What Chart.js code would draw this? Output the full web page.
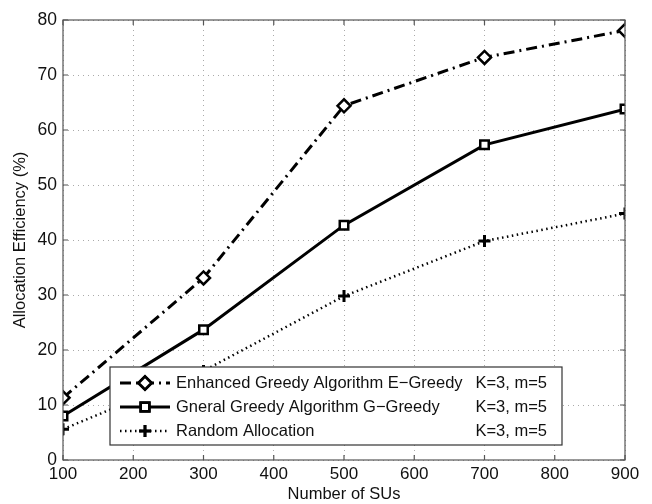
<!DOCTYPE html>
<html>
<head>
<meta charset="utf-8">
<script src="https://cdn.jsdelivr.net/npm/chart.js@4"></script>
<style>
  html, body { margin: 0; padding: 0; background: #fff; }
  #wrap { width: 652px; height: 504px; }
</style>
</head>
<body>
<div id="wrap"><canvas id="chart" width="652" height="504"></canvas></div>
<script>
// values
const numSUs = [100, 300, 500, 700, 900];
const eGreedy = [11.3, 33.1, 64.4, 73.2, 78.1];
const gGreedy = [8.0, 23.7, 42.7, 57.3, 63.8];
const randomAlloc = [5.6, 16.2, 29.8, 39.8, 44.8];

const seriesNames = [
  "Enhanced Greedy Algorithm E\u2212Greedy",
  "Gneral Greedy Algorithm G\u2212Greedy",
  "Random Allocation",
];
const seriesParams = ["K=3, m=5", "K=3, m=5", "K=3, m=5"];

const xTitle = "Number of SUs";
const yTitle = "Allocation Efficiency (%)";

const FONT = "'Liberation Sans', Arial, Helvetica, sans-serif";
const AXIS = "#555";

const pts = (ys) => numSUs.map((x, i) => ({ x, y: ys[i] }));

// box around the plot + inward ticks on all four sides (matlab look)
const frame = {
  id: "frame",
  afterDatasetsDraw(chart) {
    const { ctx, chartArea: a, scales } = chart;
    ctx.save();
    ctx.strokeStyle = AXIS;
    ctx.lineWidth = 1.2;
    ctx.strokeRect(a.left, a.top, a.right - a.left, a.bottom - a.top);
    const len = 5;
    ctx.beginPath();
    scales.x.ticks.forEach((t) => {
      const px = scales.x.getPixelForValue(t.value);
      ctx.moveTo(px, a.bottom); ctx.lineTo(px, a.bottom - len);
      ctx.moveTo(px, a.top); ctx.lineTo(px, a.top + len);
    });
    scales.y.ticks.forEach((t) => {
      const py = scales.y.getPixelForValue(t.value);
      ctx.moveTo(a.left, py); ctx.lineTo(a.left + len, py);
      ctx.moveTo(a.right, py); ctx.lineTo(a.right - len, py);
    });
    ctx.stroke();
    ctx.restore();
  },
};

// legend box drawn by hand so the "K=3, m=5" column can be right-aligned
const boxLegend = {
  id: "boxLegend",
  afterDraw(chart) {
    const { ctx } = chart;
    const x0 = 110, y0 = 367, w = 452, h = 78;
    ctx.save();
    ctx.fillStyle = "#fff";
    ctx.fillRect(x0, y0, w, h);
    ctx.strokeStyle = "#333";
    ctx.lineWidth = 1.2;
    ctx.strokeRect(x0, y0, w, h);
    const rows = [383, 407, 431];
    chart.data.datasets.forEach((ds, i) => {
      const y = rows[i];
      ctx.strokeStyle = ds.borderColor;
      ctx.lineWidth = ds.borderWidth;
      ctx.setLineDash(ds.borderDash || []);
      ctx.beginPath();
      ctx.moveTo(120, y); ctx.lineTo(170, y);
      ctx.stroke();
      ctx.setLineDash([]);
      Chart.helpers.drawPoint(ctx, {
        pointStyle: ds.pointStyle,
        radius: ds.pointRadius,
        borderWidth: ds.pointBorderWidth,
      }, 145, y);
      // drawPoint only builds the path; fill and stroke it
      ctx.fillStyle = ds.pointBackgroundColor;
      ctx.strokeStyle = ds.pointBorderColor;
      ctx.lineWidth = ds.pointBorderWidth;
      ctx.fill();
      ctx.stroke();
      ctx.fillStyle = "#111";
      ctx.font = "16.5px " + FONT;
      ctx.textBaseline = "middle";
      ctx.textAlign = "left";
      ctx.fillText(seriesNames[i], 176, y);
      ctx.textAlign = "right";
      ctx.fillText(seriesParams[i], 547, y);
    });
    ctx.restore();
  },
};

const common = {
  borderColor: "#000",
  pointBorderColor: "#000",
  pointBackgroundColor: "#fff",
  tension: 0,
};

new Chart(document.getElementById("chart"), {
  type: "line",
  data: {
    datasets: [
      { ...common, label: seriesNames[0], data: pts(eGreedy),
        borderWidth: 3, borderDash: [11, 5, 2, 5],
        pointStyle: "rectRot", pointRadius: 6.5, pointBorderWidth: 2.5 },
      { ...common, label: seriesNames[1], data: pts(gGreedy),
        borderWidth: 3, borderDash: [],
        pointStyle: "rect", pointRadius: 6, pointBorderWidth: 2.5 },
      { ...common, label: seriesNames[2], data: pts(randomAlloc),
        borderWidth: 2.5, borderDash: [1.5, 3.5],
        pointStyle: "cross", pointRadius: 6, pointBorderWidth: 3 },
    ],
  },
  options: {
    responsive: false,
    animation: false,
    layout: { padding: { left: 0, right: 27, top: 20, bottom: 0 } },
    plugins: { legend: { display: false }, tooltip: { enabled: false } },
    scales: {
      x: {
        type: "linear", min: 100, max: 900,
        afterFit: (s) => { s.height = 44; },
        ticks: { stepSize: 100, color: "#111", font: { family: FONT, size: 17 }, padding: 4, maxRotation: 0 },
        grid: { color: "#aaa", lineWidth: 1, drawTicks: false },
        border: { display: false, dash: [1, 4] },
        title: { display: true, text: xTitle, color: "#111", font: { family: FONT, size: 16.5 }, padding: { top: 0, bottom: 0 } },
      },
      y: {
        min: 0, max: 80,
        afterFit: (s) => { s.width = 63; },
        ticks: { stepSize: 10, color: "#111", font: { family: FONT, size: 17.5 }, padding: 6 },
        grid: { color: "#aaa", lineWidth: 1, drawTicks: false },
        border: { display: false, dash: [1, 4] },
        title: { display: true, text: yTitle, color: "#111", font: { family: FONT, size: 16.5 }, padding: { top: 11, bottom: 2 } },
      },
    },
  },
  plugins: [frame, boxLegend],
});
</script>
</body>
</html>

§ §

— Exercise requirements —
Set down the material above as is, without any pictures.

— Output —
What Chart.js code would draw this? Output the full web page.
<!DOCTYPE html>
<html>
<head>
<meta charset="utf-8">
<script src="https://cdn.jsdelivr.net/npm/chart.js@4"></script>
<style>
  html, body { margin: 0; padding: 0; background: #fff; }
  #wrap { width: 652px; height: 504px; }
</style>
</head>
<body>
<div id="wrap"><canvas id="chart" width="652" height="504"></canvas></div>
<script>
// values
const numSUs = [100, 300, 500, 700, 900];
const eGreedy = [11.3, 33.1, 64.4, 73.2, 78.1];
const gGreedy = [8.0, 23.7, 42.7, 57.3, 63.8];
const randomAlloc = [5.6, 16.2, 29.8, 39.8, 44.8];

const seriesNames = [
  "Enhanced Greedy Algorithm E\u2212Greedy",
  "Gneral Greedy Algorithm G\u2212Greedy",
  "Random Allocation",
];
const seriesParams = ["K=3, m=5", "K=3, m=5", "K=3, m=5"];

const xTitle = "Number of SUs";
const yTitle = "Allocation Efficiency (%)";

const FONT = "'Liberation Sans', Arial, Helvetica, sans-serif";
const AXIS = "#555";

const pts = (ys) => numSUs.map((x, i) => ({ x, y: ys[i] }));

// box around the plot + inward ticks on all four sides (matlab look)
const frame = {
  id: "frame",
  afterDatasetsDraw(chart) {
    const { ctx, chartArea: a, scales } = chart;
    ctx.save();
    ctx.strokeStyle = AXIS;
    ctx.lineWidth = 1.2;
    ctx.strokeRect(a.left, a.top, a.right - a.left, a.bottom - a.top);
    const len = 5;
    ctx.beginPath();
    scales.x.ticks.forEach((t) => {
      const px = scales.x.getPixelForValue(t.value);
      ctx.moveTo(px, a.bottom); ctx.lineTo(px, a.bottom - len);
      ctx.moveTo(px, a.top); ctx.lineTo(px, a.top + len);
    });
    scales.y.ticks.forEach((t) => {
      const py = scales.y.getPixelForValue(t.value);
      ctx.moveTo(a.left, py); ctx.lineTo(a.left + len, py);
      ctx.moveTo(a.right, py); ctx.lineTo(a.right - len, py);
    });
    ctx.stroke();
    ctx.restore();
  },
};

// legend box drawn by hand so the "K=3, m=5" column can be right-aligned
const boxLegend = {
  id: "boxLegend",
  afterDraw(chart) {
    const { ctx } = chart;
    const x0 = 110, y0 = 367, w = 452, h = 78;
    ctx.save();
    ctx.fillStyle = "#fff";
    ctx.fillRect(x0, y0, w, h);
    ctx.strokeStyle = "#333";
    ctx.lineWidth = 1.2;
    ctx.strokeRect(x0, y0, w, h);
    const rows = [383, 407, 431];
    chart.data.datasets.forEach((ds, i) => {
      const y = rows[i];
      ctx.strokeStyle = ds.borderColor;
      ctx.lineWidth = ds.borderWidth;
      ctx.setLineDash(ds.borderDash || []);
      ctx.beginPath();
      ctx.moveTo(120, y); ctx.lineTo(170, y);
      ctx.stroke();
      ctx.setLineDash([]);
      Chart.helpers.drawPoint(ctx, {
        pointStyle: ds.pointStyle,
        radius: ds.pointRadius,
        borderWidth: ds.pointBorderWidth,
      }, 145, y);
      // drawPoint only builds the path; fill and stroke it
      ctx.fillStyle = ds.pointBackgroundColor;
      ctx.strokeStyle = ds.pointBorderColor;
      ctx.lineWidth = ds.pointBorderWidth;
      ctx.fill();
      ctx.stroke();
      ctx.fillStyle = "#111";
      ctx.font = "16.5px " + FONT;
      ctx.textBaseline = "middle";
      ctx.textAlign = "left";
      ctx.fillText(seriesNames[i], 176, y);
      ctx.textAlign = "right";
      ctx.fillText(seriesParams[i], 547, y);
    });
    ctx.restore();
  },
};

const common = {
  borderColor: "#000",
  pointBorderColor: "#000",
  pointBackgroundColor: "#fff",
  tension: 0,
};

new Chart(document.getElementById("chart"), {
  type: "line",
  data: {
    datasets: [
      { ...common, label: seriesNames[0], data: pts(eGreedy),
        borderWidth: 3, borderDash: [11, 5, 2, 5],
        pointStyle: "rectRot", pointRadius: 6.5, pointBorderWidth: 2.5 },
      { ...common, label: seriesNames[1], data: pts(gGreedy),
        borderWidth: 3, borderDash: [],
        pointStyle: "rect", pointRadius: 6, pointBorderWidth: 2.5 },
      { ...common, label: seriesNames[2], data: pts(randomAlloc),
        borderWidth: 2.5, borderDash: [1.5, 3.5],
        pointStyle: "cross", pointRadius: 6, pointBorderWidth: 3 },
    ],
  },
  options: {
    responsive: false,
    animation: false,
    layout: { padding: { left: 0, right: 27, top: 20, bottom: 0 } },
    plugins: { legend: { display: false }, tooltip: { enabled: false } },
    scales: {
      x: {
        type: "linear", min: 100, max: 900,
        afterFit: (s) => { s.height = 44; },
        ticks: { stepSize: 100, color: "#111", font: { family: FONT, size: 17 }, padding: 4, maxRotation: 0 },
        grid: { color: "#aaa", lineWidth: 1, drawTicks: false },
        border: { display: false, dash: [1, 4] },
        title: { display: true, text: xTitle, color: "#111", font: { family: FONT, size: 16.5 }, padding: { top: 0, bottom: 0 } },
      },
      y: {
        min: 0, max: 80,
        afterFit: (s) => { s.width = 63; },
        ticks: { stepSize: 10, color: "#111", font: { family: FONT, size: 17.5 }, padding: 6 },
        grid: { color: "#aaa", lineWidth: 1, drawTicks: false },
        border: { display: false, dash: [1, 4] },
        title: { display: true, text: yTitle, color: "#111", font: { family: FONT, size: 16.5 }, padding: { top: 11, bottom: 2 } },
      },
    },
  },
  plugins: [frame, boxLegend],
});
</script>
</body>
</html>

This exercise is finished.